Quarenta anos depois
do 25 de Abril, que televisão temos? E que televisão não temos? — este texto
foi publicado no Diário de Notícias (8 Abril), com o título 'Qual é o 25
de Abril televisivo?'. João Lopes
Consulto
o programa de Abril da Cinemateca Portuguesa. O ciclo “25 de Abril, Sempre” é o
acontecimento dominante, com uma primeira parte designada “O Movimento das
Coisas”, dedicada “ao cinema documental feito em Portugal nos
primeiros anos da revolução” (a segunda parte, “sobre a memória da revolução”,
está agendada para o mês de Maio). O ciclo abre e fecha com dois títulos do
mesmo cineasta, Alberto Seixas Santos, Brandos Costumes (1975) e Gestos
& Fragmentos (1982), uma curiosidade que envolve um inevitável valor sintomático
— Seixas Santos é um dos exemplos mais extremos, e também mais fascinantes, de
um autor que arriscou experimentar os mais diversos registos narrativos, do
documentário ao melodrama, para lidar com os temas, assombramentos e silêncios
do nosso labirinto histórico.
Dito
isto, importará lançar uma dúvida metódica que transcende o (notável) trabalho
de sistematização de memórias desenvolvido pela Cinemateca. Dúvida dialéctica,
poderemos dizer, se a palavra não ofender as sensibilidades de uma direita
receosa de lidar com o seu próprio passado e de uma esquerda cada vez mais
pueril, crente de que a invocação automática da “revolução” a dispensa de
pensar o contraste entre as memórias que apregoa e o presente em que vivemos.
O
presente, justamente. Quarenta anos depois dos eventos transformadores de 1974,
onde está a vontade política de pensar a situação do audiovisual português e,
muito em particular, a degradação de padrões de comunicação que tomou conta de
importantes sectores do espaço televisivo? Importa, creio eu, relançar a
pergunta já clássica — “foi para isto que se fez o 25 de Abril?” — e enfrentar
algumas perplexidades. Por exemplo: será que o 25 de Abril se fez para
massacrar o povo com os horrores do Big Brother e da “reality TV”,
favorecendo uma visão instrumental, desumanizada e pornográfica das relações
humanas? Ou ainda: será que alguma ideia gerada pelo 25 de Abril implicava que
a telenovela triunfasse, nas narrativas e na gestão financeira, como padrão
dominante da ficção audiovisual?
Já
nem se trata de relançar a estafada discussão sobre o “serviço público”
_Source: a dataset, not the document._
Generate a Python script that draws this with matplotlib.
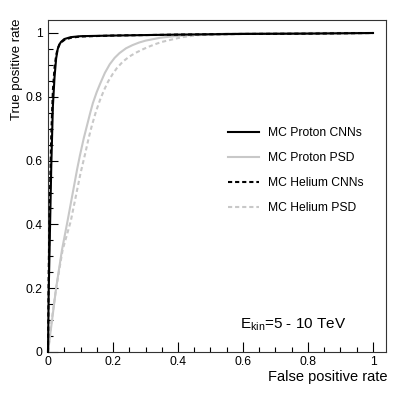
import matplotlib
matplotlib.use('Agg')
import matplotlib.pyplot as plt
from matplotlib.ticker import MultipleLocator

plt.rcParams['font.family'] = ['Liberation Sans', 'DejaVu Sans']
plt.rcParams['mathtext.fontset'] = 'custom'
plt.rcParams['mathtext.rm'] = 'Liberation Sans'
plt.rcParams['mathtext.it'] = 'Liberation Sans:italic'

# ROC curves (false positive rate, true positive rate)
proton_cnn_fpr = [0, 0.002, 0.005, 0.01, 0.015, 0.02, 0.025, 0.03, 0.035, 0.04, 0.05, 0.07, 0.1, 0.2, 0.4, 0.6, 0.8, 1.0]
proton_cnn_tpr = [0, 0.18, 0.33, 0.58, 0.77, 0.86, 0.92, 0.95, 0.964, 0.972, 0.981, 0.987, 0.99, 0.992, 0.995, 0.997, 0.998, 1.0]

helium_cnn_fpr = [0, 0.002, 0.005, 0.01, 0.015, 0.02, 0.025, 0.03, 0.035, 0.04, 0.05, 0.07, 0.1, 0.2, 0.4, 0.6, 0.8, 1.0]
helium_cnn_tpr = [0, 0.24, 0.45, 0.68, 0.82, 0.89, 0.93, 0.952, 0.963, 0.97, 0.978, 0.985, 0.989, 0.992, 0.995, 0.997, 0.998, 1.0]

proton_psd_fpr = [0, 0.01, 0.025, 0.043, 0.06, 0.07, 0.08, 0.09, 0.098, 0.11, 0.12, 0.13, 0.138, 0.15, 0.16, 0.175, 0.19,
                  0.205, 0.22, 0.24, 0.26, 0.28, 0.3, 0.32, 0.345, 0.37, 0.4, 0.446, 0.5, 0.55, 0.6, 0.7, 0.8, 0.9, 1.0]
proton_psd_tpr = [0, 0.08, 0.2, 0.32, 0.41, 0.465, 0.52, 0.575, 0.615, 0.67, 0.71, 0.75, 0.78, 0.815, 0.84, 0.875, 0.902,
                  0.922, 0.937, 0.952, 0.962, 0.97, 0.976, 0.98, 0.985, 0.988, 0.991, 0.994, 0.996, 0.998, 0.999, 0.999, 1.0, 1.0, 1.0]

helium_psd_fpr = [0, 0.01, 0.025, 0.045, 0.07, 0.08, 0.09, 0.1, 0.114, 0.125, 0.135, 0.148, 0.16, 0.172, 0.185, 0.2, 0.212,
                  0.23, 0.25, 0.27, 0.292, 0.31, 0.33, 0.35, 0.375, 0.4, 0.42, 0.458, 0.52, 0.56, 0.6, 0.7, 0.8, 0.9, 1.0]
helium_psd_tpr = [0, 0.09, 0.2, 0.32, 0.41, 0.46, 0.51, 0.56, 0.62, 0.67, 0.71, 0.755, 0.79, 0.82, 0.848, 0.873, 0.89,
                  0.91, 0.926, 0.938, 0.949, 0.957, 0.965, 0.972, 0.978, 0.984, 0.988, 0.993, 0.996, 0.998, 0.999, 0.999, 1.0, 1.0, 1.0]

labels = ['MC Proton CNNs', 'MC Proton PSD', 'MC Helium CNNs', 'MC Helium PSD']

W, H = 407, 396
fig = plt.figure(figsize=(W / 100, H / 100), dpi=100)
ax = fig.add_axes([48 / W, 1 - 352 / H, (386 - 48) / W, (352 - 20) / H])

grey = '#c8c8c8'
ax.plot(proton_cnn_fpr, proton_cnn_tpr, color='black', lw=1.5, label=labels[0], clip_on=False, zorder=4)
ax.plot(proton_psd_fpr, proton_psd_tpr, color=grey, lw=1.5, label=labels[1], clip_on=False, zorder=2)
ax.plot(helium_cnn_fpr, helium_cnn_tpr, color='black', lw=1.5, ls=(0, (2, 1.4)), label=labels[2], clip_on=False, zorder=3)
ax.plot(helium_psd_fpr, helium_psd_tpr, color=grey, lw=1.5, ls=(0, (2, 1.4)), label=labels[3], clip_on=False, zorder=2)

ax.set_xlim(0, (386 - 48) / 325)
ax.set_ylim(0, (352 - 20) / 319)

ax.xaxis.set_major_locator(MultipleLocator(0.2))
ax.xaxis.set_minor_locator(MultipleLocator(0.05))
ax.yaxis.set_major_locator(MultipleLocator(0.2))
ax.yaxis.set_minor_locator(MultipleLocator(0.05))
fmt = lambda v, p: ('%g' % round(v, 2))
ax.xaxis.set_major_formatter(plt.FuncFormatter(fmt))
ax.yaxis.set_major_formatter(plt.FuncFormatter(fmt))
ax.tick_params(which='both', direction='in', top=False, right=False, labelsize=8.7)
ax.tick_params(which='major', length=7, width=0.8)
ax.tick_params(which='minor', length=3.6, width=0.8)
ax.tick_params(axis='x', pad=3)
ax.tick_params(axis='y', pad=4)
for s in ax.spines.values():
    s.set_linewidth(0.8)
    s.set_color('#333333')

leg = ax.legend(loc='upper left', bbox_to_anchor=(228 / W, 1 - 127 / H),
                bbox_transform=fig.transFigure, frameon=False, fontsize=8.7,
                handlelength=2.6, handletextpad=0.7, labelspacing=1.08,
                borderpad=0, borderaxespad=0)

ax.text(0.59, 0.085, r'E$_{\mathrm{kin}}$=5 - 10 TeV', fontsize=11, va='center', ha='left')

fig.text(387 / W, 1 - 377 / H, 'False positive rate', ha='right', va='center', fontsize=10.5)
fig.text(17 / W, 1 - 18 / H, 'True positive rate', ha='center', va='top', rotation=90, fontsize=9.5)

fig.savefig('out.png', dpi=100)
televisivo que, perversamente, foi sendo esvaziada de qualquer significado
operante. E também não se pretende sugerir, de modo algum, que estaríamos no
melhor dos mundos se alguns valores comunicacionais fossem coercivamente
impostos (embora houvesse fundamento legal para o fazer). O que importa
revalorizar é, afinal, um princípio inerente à sensibilidade do 25 de Abril. A
saber: a urgência, não apenas de cultivar as memórias, mas também de perguntar
que futuro social estamos a construir através do presente televisivo que
vivemos e, de algum modo, praticamos. Isto porque, salvo melhor opinião, o
espaço televisivo não é um espelho neutro de coisa nenhuma, mas um agente
activo e, sobretudo, omnipresente da vida social.